• **What to work on**: All lines from the one with "Recreate this image" through the one with "(0,0) rectangle (899,853);", and only those, are to be reproduced exactly, both ends included.

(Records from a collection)
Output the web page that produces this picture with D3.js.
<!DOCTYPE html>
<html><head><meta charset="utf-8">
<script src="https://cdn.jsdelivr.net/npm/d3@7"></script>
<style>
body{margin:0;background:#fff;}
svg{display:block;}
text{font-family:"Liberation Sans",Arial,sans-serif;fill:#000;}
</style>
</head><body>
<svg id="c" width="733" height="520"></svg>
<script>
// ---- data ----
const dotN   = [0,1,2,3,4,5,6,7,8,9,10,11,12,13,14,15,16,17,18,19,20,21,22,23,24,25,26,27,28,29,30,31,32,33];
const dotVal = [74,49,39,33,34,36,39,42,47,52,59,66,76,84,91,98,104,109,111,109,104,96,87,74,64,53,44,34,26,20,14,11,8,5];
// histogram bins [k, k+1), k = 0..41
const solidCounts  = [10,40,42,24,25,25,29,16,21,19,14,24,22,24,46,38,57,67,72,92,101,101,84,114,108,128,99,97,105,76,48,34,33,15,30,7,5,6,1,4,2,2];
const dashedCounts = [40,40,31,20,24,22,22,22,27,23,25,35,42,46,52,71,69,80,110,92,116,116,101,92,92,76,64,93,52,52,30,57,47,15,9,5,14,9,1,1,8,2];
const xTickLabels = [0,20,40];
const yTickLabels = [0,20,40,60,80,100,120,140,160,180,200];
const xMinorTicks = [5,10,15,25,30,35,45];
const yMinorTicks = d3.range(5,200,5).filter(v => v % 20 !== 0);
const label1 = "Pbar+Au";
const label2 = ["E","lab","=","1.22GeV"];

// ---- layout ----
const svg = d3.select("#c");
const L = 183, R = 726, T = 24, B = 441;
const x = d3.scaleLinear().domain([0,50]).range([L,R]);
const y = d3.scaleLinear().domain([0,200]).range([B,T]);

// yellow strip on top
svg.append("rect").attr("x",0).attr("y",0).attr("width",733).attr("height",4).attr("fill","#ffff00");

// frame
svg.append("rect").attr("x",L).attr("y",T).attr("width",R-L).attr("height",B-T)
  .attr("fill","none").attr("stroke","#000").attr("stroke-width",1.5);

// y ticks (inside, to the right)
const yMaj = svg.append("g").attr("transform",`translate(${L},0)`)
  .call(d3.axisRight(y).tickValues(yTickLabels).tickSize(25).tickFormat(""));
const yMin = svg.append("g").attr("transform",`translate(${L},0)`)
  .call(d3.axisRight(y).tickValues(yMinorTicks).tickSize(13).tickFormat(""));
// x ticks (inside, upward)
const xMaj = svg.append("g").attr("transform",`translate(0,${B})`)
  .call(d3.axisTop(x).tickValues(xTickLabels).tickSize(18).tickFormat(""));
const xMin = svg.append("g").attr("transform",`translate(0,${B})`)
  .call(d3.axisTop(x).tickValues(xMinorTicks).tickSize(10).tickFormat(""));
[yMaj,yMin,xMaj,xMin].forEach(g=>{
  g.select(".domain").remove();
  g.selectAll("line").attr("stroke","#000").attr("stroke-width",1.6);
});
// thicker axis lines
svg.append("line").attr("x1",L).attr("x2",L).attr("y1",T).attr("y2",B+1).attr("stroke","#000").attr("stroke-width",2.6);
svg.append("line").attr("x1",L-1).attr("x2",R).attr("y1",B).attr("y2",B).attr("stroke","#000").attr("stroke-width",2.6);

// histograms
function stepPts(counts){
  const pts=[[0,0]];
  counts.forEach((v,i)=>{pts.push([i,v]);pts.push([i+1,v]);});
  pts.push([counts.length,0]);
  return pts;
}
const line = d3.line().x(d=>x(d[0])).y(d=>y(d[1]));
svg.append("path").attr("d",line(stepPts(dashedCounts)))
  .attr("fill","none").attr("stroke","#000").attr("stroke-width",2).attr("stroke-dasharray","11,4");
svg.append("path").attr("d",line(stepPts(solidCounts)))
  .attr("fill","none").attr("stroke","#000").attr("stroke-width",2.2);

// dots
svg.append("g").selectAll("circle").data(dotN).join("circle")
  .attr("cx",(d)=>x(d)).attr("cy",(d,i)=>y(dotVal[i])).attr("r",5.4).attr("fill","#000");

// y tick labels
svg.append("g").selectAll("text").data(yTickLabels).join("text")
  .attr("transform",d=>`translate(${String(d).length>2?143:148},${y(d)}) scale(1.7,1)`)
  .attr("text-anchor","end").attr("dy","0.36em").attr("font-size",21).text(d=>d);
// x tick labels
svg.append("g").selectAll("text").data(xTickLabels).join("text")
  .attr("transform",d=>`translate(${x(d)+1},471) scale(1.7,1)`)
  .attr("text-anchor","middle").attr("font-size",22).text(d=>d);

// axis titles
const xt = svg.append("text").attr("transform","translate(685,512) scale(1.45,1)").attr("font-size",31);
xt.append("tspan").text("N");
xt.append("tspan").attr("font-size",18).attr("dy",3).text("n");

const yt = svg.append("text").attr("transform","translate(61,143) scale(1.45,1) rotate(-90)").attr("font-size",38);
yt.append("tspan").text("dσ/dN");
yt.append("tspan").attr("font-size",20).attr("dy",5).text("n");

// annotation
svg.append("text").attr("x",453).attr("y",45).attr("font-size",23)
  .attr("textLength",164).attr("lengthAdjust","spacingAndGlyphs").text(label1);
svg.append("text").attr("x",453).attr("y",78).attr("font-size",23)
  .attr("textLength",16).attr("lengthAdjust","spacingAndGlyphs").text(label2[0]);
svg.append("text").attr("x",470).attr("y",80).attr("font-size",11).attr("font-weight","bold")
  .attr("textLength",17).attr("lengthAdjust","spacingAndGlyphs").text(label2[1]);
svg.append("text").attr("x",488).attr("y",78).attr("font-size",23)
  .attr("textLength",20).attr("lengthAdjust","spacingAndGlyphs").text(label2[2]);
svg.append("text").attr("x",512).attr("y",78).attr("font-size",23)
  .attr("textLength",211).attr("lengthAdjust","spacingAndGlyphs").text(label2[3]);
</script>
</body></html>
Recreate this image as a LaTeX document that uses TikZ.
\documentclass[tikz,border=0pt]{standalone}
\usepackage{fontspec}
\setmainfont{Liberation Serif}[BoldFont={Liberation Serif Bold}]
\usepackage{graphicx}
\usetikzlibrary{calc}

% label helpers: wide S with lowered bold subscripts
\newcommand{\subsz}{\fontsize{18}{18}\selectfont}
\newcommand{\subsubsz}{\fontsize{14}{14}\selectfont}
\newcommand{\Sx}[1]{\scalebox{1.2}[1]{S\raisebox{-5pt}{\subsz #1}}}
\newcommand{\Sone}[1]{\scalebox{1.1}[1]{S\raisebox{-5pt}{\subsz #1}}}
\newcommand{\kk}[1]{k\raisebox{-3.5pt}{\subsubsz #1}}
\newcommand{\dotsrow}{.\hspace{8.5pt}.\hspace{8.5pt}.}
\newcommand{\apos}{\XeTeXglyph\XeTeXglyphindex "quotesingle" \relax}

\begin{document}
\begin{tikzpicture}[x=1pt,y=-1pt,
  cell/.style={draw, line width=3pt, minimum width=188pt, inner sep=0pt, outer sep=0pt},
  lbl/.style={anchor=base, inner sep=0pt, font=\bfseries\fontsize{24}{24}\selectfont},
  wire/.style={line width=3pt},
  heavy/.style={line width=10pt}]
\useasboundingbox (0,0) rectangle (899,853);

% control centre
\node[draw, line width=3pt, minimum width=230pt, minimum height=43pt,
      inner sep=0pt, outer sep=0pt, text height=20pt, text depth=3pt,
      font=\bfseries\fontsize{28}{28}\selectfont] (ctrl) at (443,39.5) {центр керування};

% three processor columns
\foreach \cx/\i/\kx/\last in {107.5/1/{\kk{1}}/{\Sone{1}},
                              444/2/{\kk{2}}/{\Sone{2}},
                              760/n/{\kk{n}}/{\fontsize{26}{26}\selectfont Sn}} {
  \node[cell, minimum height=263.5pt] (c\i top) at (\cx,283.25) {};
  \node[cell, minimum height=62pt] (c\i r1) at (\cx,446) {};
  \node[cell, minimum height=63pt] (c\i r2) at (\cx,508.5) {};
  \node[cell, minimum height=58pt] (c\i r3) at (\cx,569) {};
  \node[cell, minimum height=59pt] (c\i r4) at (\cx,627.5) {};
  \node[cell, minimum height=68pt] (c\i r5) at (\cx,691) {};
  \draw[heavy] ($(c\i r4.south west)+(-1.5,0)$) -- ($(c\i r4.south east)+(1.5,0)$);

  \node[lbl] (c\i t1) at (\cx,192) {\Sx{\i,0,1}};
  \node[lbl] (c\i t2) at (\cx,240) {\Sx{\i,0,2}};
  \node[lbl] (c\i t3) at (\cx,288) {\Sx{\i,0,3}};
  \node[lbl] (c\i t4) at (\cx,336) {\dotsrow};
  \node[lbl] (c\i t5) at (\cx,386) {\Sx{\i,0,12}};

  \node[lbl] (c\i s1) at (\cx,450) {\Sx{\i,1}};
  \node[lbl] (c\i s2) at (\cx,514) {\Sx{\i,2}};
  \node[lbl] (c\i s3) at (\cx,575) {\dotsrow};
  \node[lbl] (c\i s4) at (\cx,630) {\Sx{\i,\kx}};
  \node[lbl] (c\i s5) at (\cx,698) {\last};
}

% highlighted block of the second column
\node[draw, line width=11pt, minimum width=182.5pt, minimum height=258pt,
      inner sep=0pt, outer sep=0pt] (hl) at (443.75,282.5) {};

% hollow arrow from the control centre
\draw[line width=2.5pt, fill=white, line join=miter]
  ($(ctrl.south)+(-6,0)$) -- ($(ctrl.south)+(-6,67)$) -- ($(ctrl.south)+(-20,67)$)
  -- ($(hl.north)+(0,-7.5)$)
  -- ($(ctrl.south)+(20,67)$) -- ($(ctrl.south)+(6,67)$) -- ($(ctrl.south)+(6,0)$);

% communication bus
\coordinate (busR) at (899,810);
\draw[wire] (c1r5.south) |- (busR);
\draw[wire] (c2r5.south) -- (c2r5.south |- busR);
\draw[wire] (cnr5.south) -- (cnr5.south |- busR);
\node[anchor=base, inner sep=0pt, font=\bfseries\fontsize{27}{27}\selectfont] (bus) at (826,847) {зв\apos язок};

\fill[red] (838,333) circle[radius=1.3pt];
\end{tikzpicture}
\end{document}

• **Task output**:
Recreate this image as a LaTeX document that uses TikZ.
\documentclass[tikz,border=0pt]{standalone}
\usepackage{fontspec}
\setmainfont{Liberation Serif}[BoldFont={Liberation Serif Bold}]
\usepackage{graphicx}
\usetikzlibrary{calc}

% label helpers: wide S with lowered bold subscripts
\newcommand{\subsz}{\fontsize{18}{18}\selectfont}
\newcommand{\subsubsz}{\fontsize{14}{14}\selectfont}
\newcommand{\Sx}[1]{\scalebox{1.2}[1]{S\raisebox{-5pt}{\subsz #1}}}
\newcommand{\Sone}[1]{\scalebox{1.1}[1]{S\raisebox{-5pt}{\subsz #1}}}
\newcommand{\kk}[1]{k\raisebox{-3.5pt}{\subsubsz #1}}
\newcommand{\dotsrow}{.\hspace{8.5pt}.\hspace{8.5pt}.}
\newcommand{\apos}{\XeTeXglyph\XeTeXglyphindex "quotesingle" \relax}

\begin{document}
\begin{tikzpicture}[x=1pt,y=-1pt,
  cell/.style={draw, line width=3pt, minimum width=188pt, inner sep=0pt, outer sep=0pt},
  lbl/.style={anchor=base, inner sep=0pt, font=\bfseries\fontsize{24}{24}\selectfont},
  wire/.style={line width=3pt},
  heavy/.style={line width=10pt}]
\useasboundingbox (0,0) rectangle (899,853);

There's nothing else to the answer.